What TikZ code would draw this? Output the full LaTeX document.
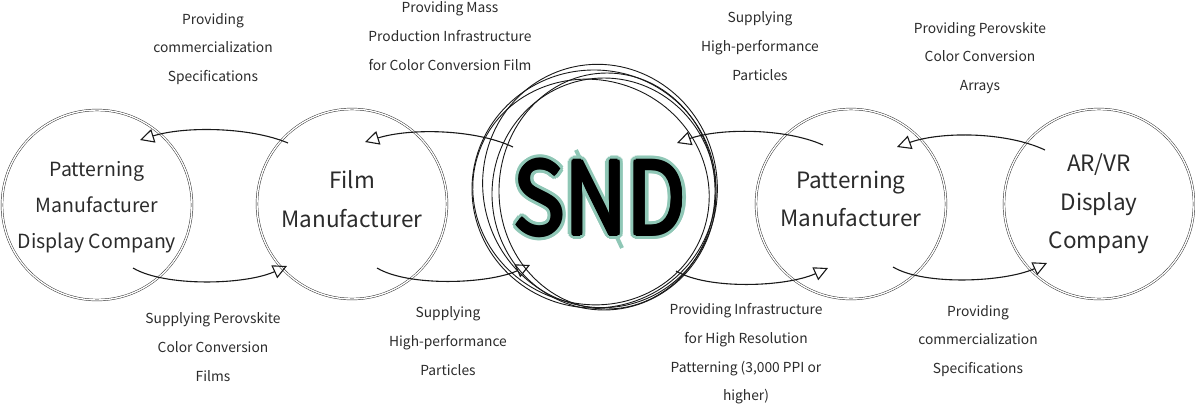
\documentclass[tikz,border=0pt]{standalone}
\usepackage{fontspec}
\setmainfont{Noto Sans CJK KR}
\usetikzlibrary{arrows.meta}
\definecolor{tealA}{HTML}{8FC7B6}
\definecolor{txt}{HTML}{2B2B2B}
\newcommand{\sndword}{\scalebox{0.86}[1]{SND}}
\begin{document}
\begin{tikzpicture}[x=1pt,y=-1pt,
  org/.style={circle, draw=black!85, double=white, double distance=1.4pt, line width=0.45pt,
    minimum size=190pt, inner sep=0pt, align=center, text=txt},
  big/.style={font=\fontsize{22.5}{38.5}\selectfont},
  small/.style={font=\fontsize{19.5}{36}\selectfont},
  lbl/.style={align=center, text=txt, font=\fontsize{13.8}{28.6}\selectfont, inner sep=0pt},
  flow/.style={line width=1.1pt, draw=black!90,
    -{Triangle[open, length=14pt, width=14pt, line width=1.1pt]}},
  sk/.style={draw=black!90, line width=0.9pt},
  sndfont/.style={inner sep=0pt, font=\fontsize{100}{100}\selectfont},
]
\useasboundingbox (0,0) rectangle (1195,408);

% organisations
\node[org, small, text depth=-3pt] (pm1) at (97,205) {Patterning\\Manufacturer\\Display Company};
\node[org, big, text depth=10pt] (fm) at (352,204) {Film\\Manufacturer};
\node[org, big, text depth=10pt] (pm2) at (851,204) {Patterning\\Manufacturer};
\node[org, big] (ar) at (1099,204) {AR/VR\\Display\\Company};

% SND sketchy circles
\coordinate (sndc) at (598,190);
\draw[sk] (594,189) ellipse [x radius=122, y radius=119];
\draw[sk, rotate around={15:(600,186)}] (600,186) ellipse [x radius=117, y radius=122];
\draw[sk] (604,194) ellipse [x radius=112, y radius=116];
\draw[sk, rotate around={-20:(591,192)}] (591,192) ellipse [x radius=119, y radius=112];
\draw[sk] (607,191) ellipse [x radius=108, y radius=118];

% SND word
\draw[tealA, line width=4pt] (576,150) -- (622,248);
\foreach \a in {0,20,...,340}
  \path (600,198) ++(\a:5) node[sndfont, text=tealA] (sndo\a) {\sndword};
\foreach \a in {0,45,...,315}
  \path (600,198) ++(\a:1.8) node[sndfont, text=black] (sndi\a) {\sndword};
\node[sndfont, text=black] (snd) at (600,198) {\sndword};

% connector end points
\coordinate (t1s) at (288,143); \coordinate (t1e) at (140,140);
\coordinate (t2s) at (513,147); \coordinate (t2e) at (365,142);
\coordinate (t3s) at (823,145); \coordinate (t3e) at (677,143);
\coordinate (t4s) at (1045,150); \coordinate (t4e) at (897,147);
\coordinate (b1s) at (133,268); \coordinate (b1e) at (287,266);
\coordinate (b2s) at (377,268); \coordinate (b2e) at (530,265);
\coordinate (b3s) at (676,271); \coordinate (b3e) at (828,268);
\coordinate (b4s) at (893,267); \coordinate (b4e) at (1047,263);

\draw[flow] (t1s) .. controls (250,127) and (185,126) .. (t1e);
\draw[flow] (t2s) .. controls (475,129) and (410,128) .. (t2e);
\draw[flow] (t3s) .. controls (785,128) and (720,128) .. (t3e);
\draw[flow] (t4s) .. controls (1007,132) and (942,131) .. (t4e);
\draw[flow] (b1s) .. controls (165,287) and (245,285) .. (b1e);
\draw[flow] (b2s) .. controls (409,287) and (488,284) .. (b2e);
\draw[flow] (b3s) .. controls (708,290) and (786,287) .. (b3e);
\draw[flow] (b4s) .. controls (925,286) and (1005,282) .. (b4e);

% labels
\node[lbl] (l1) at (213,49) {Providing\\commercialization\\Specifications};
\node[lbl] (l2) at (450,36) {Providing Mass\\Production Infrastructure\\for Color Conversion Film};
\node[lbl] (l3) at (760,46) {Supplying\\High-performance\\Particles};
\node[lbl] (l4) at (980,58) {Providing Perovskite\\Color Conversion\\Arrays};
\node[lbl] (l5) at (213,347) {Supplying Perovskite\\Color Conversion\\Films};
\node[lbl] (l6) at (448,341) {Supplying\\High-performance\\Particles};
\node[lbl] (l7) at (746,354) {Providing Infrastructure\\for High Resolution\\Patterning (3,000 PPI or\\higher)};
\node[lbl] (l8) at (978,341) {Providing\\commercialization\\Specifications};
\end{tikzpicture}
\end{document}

(Problem details)
Copy the data character for character, but drop all pictures from the copy.

(The completed task)
What TikZ code would draw this? Output the full LaTeX document.
\documentclass[tikz,border=0pt]{standalone}
\usepackage{fontspec}
\setmainfont{Noto Sans CJK KR}
\usetikzlibrary{arrows.meta}
\definecolor{tealA}{HTML}{8FC7B6}
\definecolor{txt}{HTML}{2B2B2B}
\newcommand{\sndword}{\scalebox{0.86}[1]{SND}}
\begin{document}
\begin{tikzpicture}[x=1pt,y=-1pt,
  org/.style={circle, draw=black!85, double=white, double distance=1.4pt, line width=0.45pt,
    minimum size=190pt, inner sep=0pt, align=center, text=txt},
  big/.style={font=\fontsize{22.5}{38.5}\selectfont},
  small/.style={font=\fontsize{19.5}{36}\selectfont},
  lbl/.style={align=center, text=txt, font=\fontsize{13.8}{28.6}\selectfont, inner sep=0pt},
  flow/.style={line width=1.1pt, draw=black!90,
    -{Triangle[open, length=14pt, width=14pt, line width=1.1pt]}},
  sk/.style={draw=black!90, line width=0.9pt},
  sndfont/.style={inner sep=0pt, font=\fontsize{100}{100}\selectfont},
]
\useasboundingbox (0,0) rectangle (1195,408);

% organisations
\node[org, small, text depth=-3pt] (pm1) at (97,205) {Patterning\\Manufacturer\\Display Company};
\node[org, big, text depth=10pt] (fm) at (352,204) {Film\\Manufacturer};
\node[org, big, text depth=10pt] (pm2) at (851,204) {Patterning\\Manufacturer};
\node[org, big] (ar) at (1099,204) {AR/VR\\Display\\Company};

% SND sketchy circles
\coordinate (sndc) at (598,190);
\draw[sk] (594,189) ellipse [x radius=122, y radius=119];
\draw[sk, rotate around={15:(600,186)}] (600,186) ellipse [x radius=117, y radius=122];
\draw[sk] (604,194) ellipse [x radius=112, y radius=116];
\draw[sk, rotate around={-20:(591,192)}] (591,192) ellipse [x radius=119, y radius=112];
\draw[sk] (607,191) ellipse [x radius=108, y radius=118];

% SND word
\draw[tealA, line width=4pt] (576,150) -- (622,248);
\foreach \a in {0,20,...,340}
  \path (600,198) ++(\a:5) node[sndfont, text=tealA] (sndo\a) {\sndword};
\foreach \a in {0,45,...,315}
  \path (600,198) ++(\a:1.8) node[sndfont, text=black] (sndi\a) {\sndword};
\node[sndfont, text=black] (snd) at (600,198) {\sndword};

% connector end points
\coordinate (t1s) at (288,143); \coordinate (t1e) at (140,140);
\coordinate (t2s) at (513,147); \coordinate (t2e) at (365,142);
\coordinate (t3s) at (823,145); \coordinate (t3e) at (677,143);
\coordinate (t4s) at (1045,150); \coordinate (t4e) at (897,147);
\coordinate (b1s) at (133,268); \coordinate (b1e) at (287,266);
\coordinate (b2s) at (377,268); \coordinate (b2e) at (530,265);
\coordinate (b3s) at (676,271); \coordinate (b3e) at (828,268);
\coordinate (b4s) at (893,267); \coordinate (b4e) at (1047,263);

\draw[flow] (t1s) .. controls (250,127) and (185,126) .. (t1e);
\draw[flow] (t2s) .. controls (475,129) and (410,128) .. (t2e);
\draw[flow] (t3s) .. controls (785,128) and (720,128) .. (t3e);
\draw[flow] (t4s) .. controls (1007,132) and (942,131) .. (t4e);
\draw[flow] (b1s) .. controls (165,287) and (245,285) .. (b1e);
\draw[flow] (b2s) .. controls (409,287) and (488,284) .. (b2e);
\draw[flow] (b3s) .. controls (708,290) and (786,287) .. (b3e);
\draw[flow] (b4s) .. controls (925,286) and (1005,282) .. (b4e);

% labels
\node[lbl] (l1) at (213,49) {Providing\\commercialization\\Specifications};
\node[lbl] (l2) at (450,36) {Providing Mass\\Production Infrastructure\\for Color Conversion Film};
\node[lbl] (l3) at (760,46) {Supplying\\High-performance\\Particles};
\node[lbl] (l4) at (980,58) {Providing Perovskite\\Color Conversion\\Arrays};
\node[lbl] (l5) at (213,347) {Supplying Perovskite\\Color Conversion\\Films};
\node[lbl] (l6) at (448,341) {Supplying\\High-performance\\Particles};
\node[lbl] (l7) at (746,354) {Providing Infrastructure\\for High Resolution\\Patterning (3,000 PPI or\\higher)};
\node[lbl] (l8) at (978,341) {Providing\\commercialization\\Specifications};
\end{tikzpicture}
\end{document}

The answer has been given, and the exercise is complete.